Il conflitto tra queste due linee nasconde in realtà due «culture». Da un lato quella più pragmatica della maggior parte dei soci fondatori dell´Unione, dall´altra quella più ortodossa della Germania e dei suoi satelliti, di cui la Bce continua ad essere l´emanazione monetaria. Ma proprio nello scontro tra questi due schieramenti si annidano le insidie maggiori. Quanto potrà reggere la Germania, con una crescita impetuosa che sarà il triplo della media europea nei prossimi 5 anni, come confermano gli ultimi dati Ifo? Per ora non c´è risposta. E le parole ambigue, e spesso contraddittorie pronunciate in queste settimane dalla Merkel lasciano aperte tutte le ipotesi. Non tutte le sue uscite destabilizzanti si possono spiegare con la tornata elettorale del prossimo marzo nel Baden Wurttemberg, che spinge la Cancelliera a rassicurare i suoi elettori sul fatto che non saranno i contribuenti tedeschi a dover pagare le pensioni allegre degli spagnoli o i pingui salari pubblici degli italiani. C´è dell´altro. In prospettiva, proprio Berlino potrebbe diventare l´epicentro di un sisma monetario.
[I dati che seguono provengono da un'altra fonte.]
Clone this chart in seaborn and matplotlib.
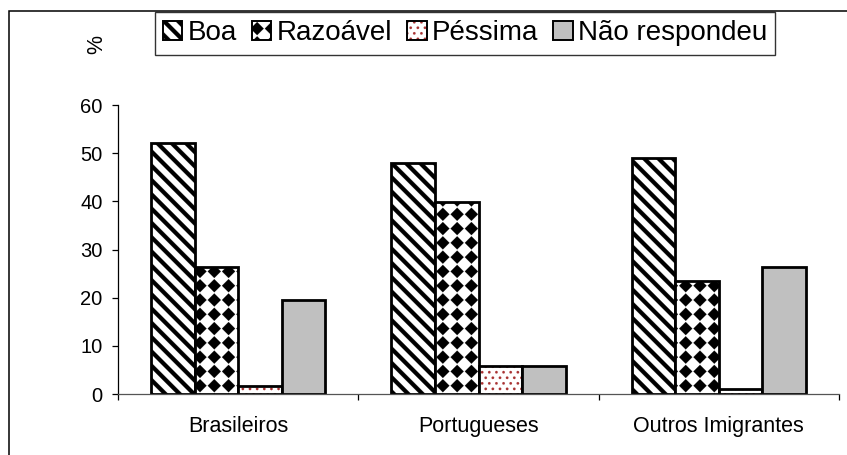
import numpy as np
import pandas as pd
import matplotlib
matplotlib.use("Agg")
import matplotlib.pyplot as plt
import matplotlib.hatch as mhatch
from matplotlib.path import Path
from matplotlib.patches import Patch, Rectangle
from matplotlib.colors import to_rgba
import seaborn as sns

# ---------------- data ----------------
grupos = ["Brasileiros", "Portugueses", "Outros Imigrantes"]
respostas = ["Boa", "Razoável", "Péssima", "Não respondeu"]
boa = [52.1, 47.9, 49.0]
razoavel = [26.3, 39.8, 23.5]
pessima = [1.7, 5.9, 1.0]
nao_respondeu = [19.6, 5.9, 26.3]
y_ticks = [0, 10, 20, 30, 40, 50, 60]
y_label = "%"

# ---------------- custom hatch patterns ----------------
_SQ = [Path.MOVETO, Path.LINETO, Path.LINETO, Path.LINETO, Path.CLOSEPOLY]


class _Stripes(mhatch.HatchPatternBase):
    per_unit = 7
    half = 0.029

    def __init__(self, hatch, density):
        self.n = hatch.count("\\") * self.per_unit
        self.ks = list(range(-1, 2 * self.n + 2)) if self.n else []
        self.num_vertices = len(self.ks) * 5

    def set_vertices_and_codes(self, vertices, codes):
        d = self.half
        x0, x1 = -0.2, 1.2
        parts = []
        for k in self.ks:
            c = k / self.n
            parts.append([(x0, -x0 + c - d), (x1, -x1 + c - d),
                          (x1, -x1 + c + d), (x0, -x0 + c + d),
                          (x0, -x0 + c - d)])
        vertices[:] = np.array(parts, dtype=float).reshape(-1, 2)
        codes[:] = np.tile(_SQ, len(self.ks))


class _Diamonds(mhatch.HatchPatternBase):
    per_unit = 7
    r = 0.46

    def __init__(self, hatch, density):
        self.n = hatch.count("*") * self.per_unit
        self.num_vertices = (self.n + 1) ** 2 * 5 if self.n else 0

    def set_vertices_and_codes(self, vertices, codes):
        s = 1.0 / self.n
        r = self.r * s
        parts = []
        for i in range(self.n + 1):
            for j in range(self.n + 1):
                cx, cy = i * s, j * s
                parts.append([(cx + r, cy), (cx, cy + r), (cx - r, cy),
                              (cx, cy - r), (cx + r, cy)])
        vertices[:] = np.array(parts, dtype=float).reshape(-1, 2)
        codes[:] = np.tile(_SQ, (self.n + 1) ** 2)


class _Dots(mhatch.HatchPatternBase):
    cols = 14
    rows = 18
    rad = 0.0135

    def __init__(self, hatch, density):
        k = hatch.count(".")
        self.centers = []
        if k:
            nc, nr = k * self.cols, k * self.rows
            for j in range(nr + 1):
                if j % 2 == 0:
                    xs = [i / nc for i in range(nc + 1)]
                else:
                    xs = [(i + 0.5) / nc for i in range(nc)]
                for x in xs:
                    self.centers.append((x, j / nr))
        self.poly = Path.unit_regular_polygon(8)
        self.num_vertices = len(self.centers) * len(self.poly.vertices)

    def set_vertices_and_codes(self, vertices, codes):
        v = self.poly.vertices * self.rad
        parts = [v + c for c in self.centers]
        vertices[:] = np.concatenate(parts)
        pc = np.full(len(v), Path.LINETO, dtype=Path.code_type)
        pc[0] = Path.MOVETO
        pc[-1] = Path.CLOSEPOLY
        codes[:] = np.tile(pc, len(self.centers))


mhatch._hatch_types = [_Stripes, _Diamonds, _Dots]

# ---------------- style ----------------
sns.set_style("white")
plt.rcParams["font.family"] = ["Liberation Sans", "DejaVu Sans"]
plt.rcParams["hatch.linewidth"] = 0.1

W, H, DPI = 847, 455, 100
fig = plt.figure(figsize=(W / DPI, H / DPI), dpi=DPI)
ax = fig.add_axes([118 / W, 1 - 394 / H, (839 - 118) / W, (394 - 105) / H])

valores = {"Boa": boa, "Razoável": razoavel, "Péssima": pessima,
           "Não respondeu": nao_respondeu}
df = pd.DataFrame([(g, r, valores[r][i]) for r in respostas
                   for i, g in enumerate(grupos)],
                  columns=["grupo", "resposta", "pct"])

faces = ["white", "white", "white", "#c0c0c0"]
hatches = ["\\", "*", ".", None]
hcolors = ["black", "black", "#a83232", "black"]

sns.barplot(data=df, x="grupo", y="pct", hue="resposta", order=grupos,
            hue_order=respostas, palette=faces, saturation=1, width=0.725,
            gap=0, edgecolor="black", linewidth=2.0, errorbar=None,
            legend=False, ax=ax)

for cont, h, hc in zip(ax.containers, hatches, hcolors):
    for bar in cont:
        if h:
            bar.set_hatch(h)
            bar._hatch_color = to_rgba(hc)

ax.set_xlim(-0.5, len(grupos) - 0.5)
ax.set_ylim(y_ticks[0], y_ticks[-1])
ax.set_yticks(y_ticks)
ax.set_xlabel("")
ax.set_ylabel("")
ax.set_xticks(np.arange(len(grupos)))
ax.set_xticklabels(grupos)
ax.xaxis.set_minor_locator(
    matplotlib.ticker.FixedLocator(np.arange(len(grupos) + 1) - 0.5))

for s in ["top", "right"]:
    ax.spines[s].set_visible(False)
ax.spines["left"].set_color("black")
ax.spines["left"].set_linewidth(0.9)
ax.spines["bottom"].set_color("#555555")
ax.spines["bottom"].set_linewidth(0.9)

ax.tick_params(axis="y", which="major", direction="out", length=4, width=0.9,
               color="black", labelsize=14.5, pad=7, left=True,
               labelcolor="black")
ax.tick_params(axis="x", which="major", length=0, labelsize=15.5, pad=16,
               labelcolor="black")
ax.tick_params(axis="x", which="minor", direction="out", length=4, width=0.9,
               color="black", bottom=True)

fig.text(97 / W, 1 - 45 / H, y_label, rotation=90, ha="center", va="center",
         fontsize=15.5, color="black")

# legend
handles = []
for f, h, hc in zip(faces, hatches, hcolors):
    p = Patch(facecolor=f, edgecolor="black", hatch=h, linewidth=1.4)
    if h:
        p._hatch_color = to_rgba(hc)
    handles.append(p)
leg = fig.legend(handles, respostas, loc="upper center", ncol=4,
                 bbox_to_anchor=(465 / W, 1 - 12 / H), fontsize=20,
                 frameon=True, fancybox=False, shadow=False,
                 handlelength=0.7, handleheight=0.7, handletextpad=0.18,
                 columnspacing=0.55, borderpad=0.3, borderaxespad=0)
leg.get_frame().set_edgecolor("black")
leg.get_frame().set_linewidth(1.0)
for t in leg.get_texts():
    t.set_color("black")

# outer chart-area frame (cropped at right/bottom)
fig.patches.append(Rectangle((8.5 / W, -0.1), 1.2, 1.1 - 11 / H,
                             transform=fig.transFigure, fill=False,
                             edgecolor="black", linewidth=1.1))

fig.savefig("out.png", dpi=DPI)
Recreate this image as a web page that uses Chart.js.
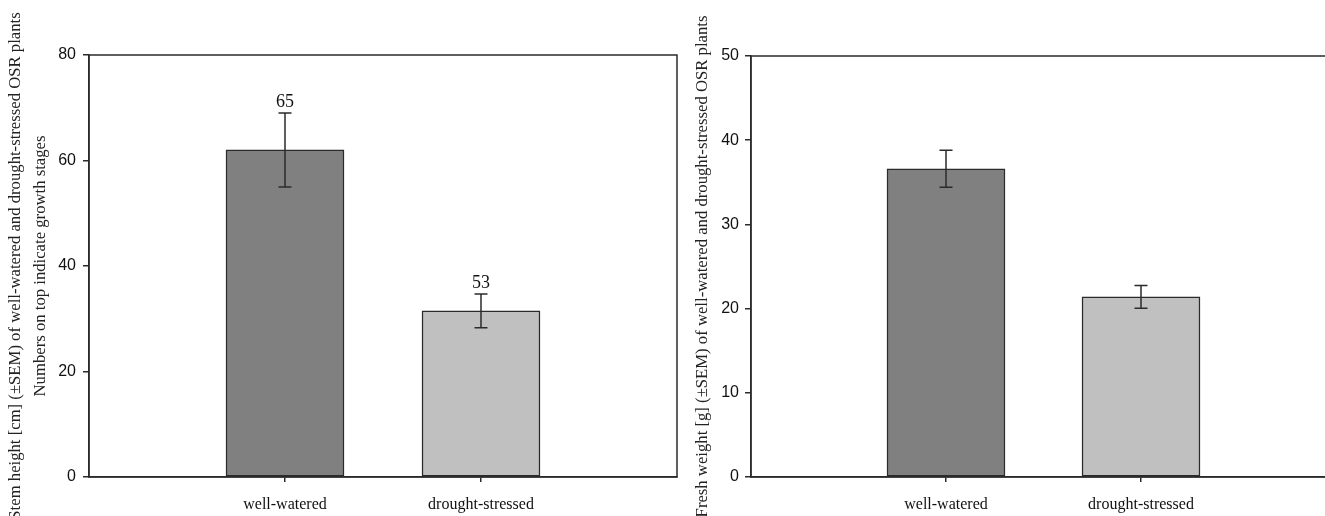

Per tutte queste ragioni, oggi, il peggio può essere dietro l´angolo. Purtroppo lo è per l´Italia, che nei prossimi giorni rischia di finire sulla graticola dei mercati. E lo è per l´euro, che nei prossimi mesi rischia di finire nel tritacarne della Storia. Di trasformarsi in incubo, dopo esser nato come sogno. Per tornare a Koestler, «nessuna morte è triste e definitiva come la morte di un illusione».